Encore une fois il est difficile de classer ce livre de
P. Quignard. Est-ce un essai philosophique, un recueil de contes moraux, une histoire de l'humanité vue par un détail d'où tout découle, un cours de philologie qui puisent chez les latins, les grecs, les japonais, les chinois ou encore un ouvrage de prose poétique et de méditation ? C'est impossible à définir bien que ce soit tout ça et plus encore.
Ce livre m'a servi, le soir, comme moyen de recueillement, de repos de l'âme après les turpitudes de la journée. Presque de livre d'heures, de missel. Mais je me méfie de
Quignard. Il peut vous happer et vous entraîner très loin, vous faire voyager depuis votre position allongée. C'est un érudit qui touche à tout ce que la culture a de plus noble : poésie, philosophie, histoire, musique ou art pictural. Mais que raconte-t-il ? « C'est là le hic » disait Hamlet (Ay there's the rub !). Cette citation tirée du livre pourrait résumer son projet :
"En méditant sur les choses sordides je cherche à définir l'intervalle mort.
C'est le coeur du temps.
C'est le coeur qui bat au fond de la musique.
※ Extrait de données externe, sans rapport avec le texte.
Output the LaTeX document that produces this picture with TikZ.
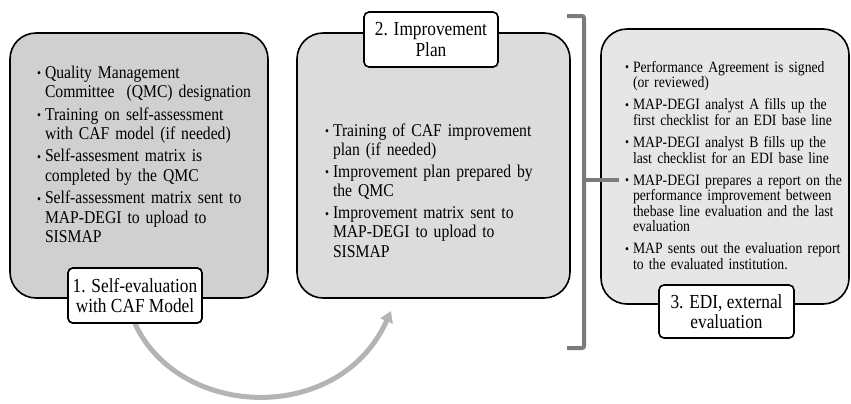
\documentclass[tikz,border=0pt]{standalone}
\usepackage{fontspec}
\setmainfont{Liberation Serif}[FakeStretch=0.87]
\usetikzlibrary{arrows.meta}

\definecolor{fillA}{HTML}{D0D0D0}
\definecolor{fillB}{HTML}{DCDCDC}
\definecolor{fillC}{HTML}{E6E6E6}
\definecolor{flowgray}{HTML}{B4B4B4}
\definecolor{bracketgray}{HTML}{7B7B7B}

% bullet item: bullet, then the item's lines stacked in a one-column table
\newcommand\bul[1]{\noindent
  \makebox[8bp][l]{\raisebox{0.04em}{\fontsize{13bp}{13bp}\selectfont\textbullet}}%
  \begin{tabular}[t]{@{}l@{}}#1\end{tabular}\par}

\begin{document}
\begin{tikzpicture}[x=1bp,y=-1bp,
  phase/.style={draw=black, line width=1.6bp, rounded corners=26bp, inner sep=0pt},
  tag/.style={draw=black, fill=white, line width=1.6bp, rounded corners=5bp,
    align=center, inner sep=0pt, font=\fontsize{19.9bp}{20.5bp}\selectfont},
  items/.style={anchor=base west, inner sep=0pt, outer sep=0pt,
    execute at begin node={\setlength{\parskip}{#1}}},
  flow/.style={draw=flowgray, line width=5bp, -{Triangle[length=11bp,width=13bp]}},
  bracket/.style={draw=bracketgray, line width=4bp, rounded corners=2bp}]

\useasboundingbox (0,0) rectangle (851,403);

% the three phase panels
\node[phase, fill=fillA, minimum width=258bp, minimum height=265bp] (p1) at (139,165.5) {};
\node[phase, fill=fillB, minimum width=273bp, minimum height=265bp] (p2) at (433.5,165.5) {};
\node[phase, fill=fillC, minimum width=248bp, minimum height=275bp] (p3) at (725,166.5) {};

% activities of each phase
\node[items=2bp, text width=222bp, font=\fontsize{18bp}{19.5bp}\selectfont] (t1) at (37,78) {%
\bul{Quality Management\\Committee\ \ (QMC) designation}
\bul{Training on self-assessment\\with CAF model (if needed)}
\bul{Self-assesment matrix is\\completed by the QMC}
\bul{Self-assessment matrix sent to\\MAP-DEGI to upload to\\SISMAP}};

\node[items=2.5bp, text width=232bp, font=\fontsize{18bp}{19bp}\selectfont] (t2) at (325,136) {%
\bul{Training of CAF improvement\\plan (if needed)}
\bul{Improvement plan prepared by\\the QMC}
\bul{Improvement matrix sent to\\MAP-DEGI to upload to\\SISMAP}};

\node[items=5.5bp, text width=220bp, font=\fontsize{15.75bp}{15.3bp}\selectfont] (t3) at (625,72) {%
\bul{Performance Agreement is signed\\(or reviewed)}
\bul{MAP-DEGI analyst A fills up the\\first checklist for an EDI base line}
\bul{MAP-DEGI analyst B fills up the\\last checklist for an EDI base line}
\bul{MAP-DEGI prepares a report on the\\performance improvement between\\thebase line evaluation and the last\\evaluation}
\bul{MAP sents out the evaluation report\\to the evaluated institution.}};

% flow from phase 1 to phase 2
\coordinate (flowend) at (391,311);
\node[tag, minimum width=134bp, minimum height=55bp] (l1) at (135,295.5) {1. Self-evaluation\\with CAF Model};
\draw[flow] (l1.south) .. controls (180,420) and (340,425) .. (flowend);
\node[tag, minimum width=134bp, minimum height=55bp] at (l1) {1. Self-evaluation\\with CAF Model};

\node[tag, minimum width=134bp, minimum height=55bp] (l2) at (431,39.5) {2. Improvement\\Plan};
\node[tag, minimum width=135bp, minimum height=53bp] (l3) at (726.5,311.5) {3. EDI, external\\evaluation};

% bracket grouping phases 1 and 2 into phase 3
\coordinate (bt) at (567,16);
\coordinate (bb) at (567,348);
\coordinate (bm) at (584,180);
\coordinate (btip) at (619,180);
\draw[bracket] (bt) -- (584,16) -- (584,348) -- (bb);
\draw[bracket] (bm) -- (btip);
\end{tikzpicture}
\end{document}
Je cherche ce minuscule spatium déjà à demi déchiré où peut battre le temps avant de commencer son mouvement."
Il y parle donc des « choses sordides » de la naissance, de la mort, de la vie, des instants morts, du désir sexuel et sa mécanique en de courts chapitres dont certains, à la façon qu'il a de disposer ses paragraphes, de choisir ses mots avec un soin jaloux, sont proches de la prose poétique. Il y va aussi de l'anecdote éclairée sur tel poète, tel musicien, tel prince qui pourrait amener du sordide à son propos. Par « sordide » n'entendons pas seulement « sale » - bien que ce soit présent – mais aussi tout ce qui se recroqueville dans une vie minuscule et participe de ce fameux « Jadis », fil conducteur du cycle de Dernier Royaume. Nous sommes ici au tome V.
"Les tout petits enfants ignorent le sale comme les chiens.
Cependant les chats - les tigres, les lions – connaissent le sale.
C'est sur cette frontière où se tend l'antagonisme entre propre et sale que naît l'objet inestimable."
Ne cherchons pas trop de cohérence dans ce livre qui se lit comme la pensée, de façon disparate en sautant un peu du coq à l'âne comme dans un rêve sur lequel j'ai pu lire une des plus belles phrases :
"Dans le rêve le sujet est présent, mais à la troisième personne, comme une image au milieu de toutes les autres."
Pour ma part, je vais laisser
Quignard de côté pour un moment. Mais j'y reviendrai fatalement car La Barque Silencieuse, dernier tome de Dernier Royaume, glisse déjà sur le fleuve de mes envies.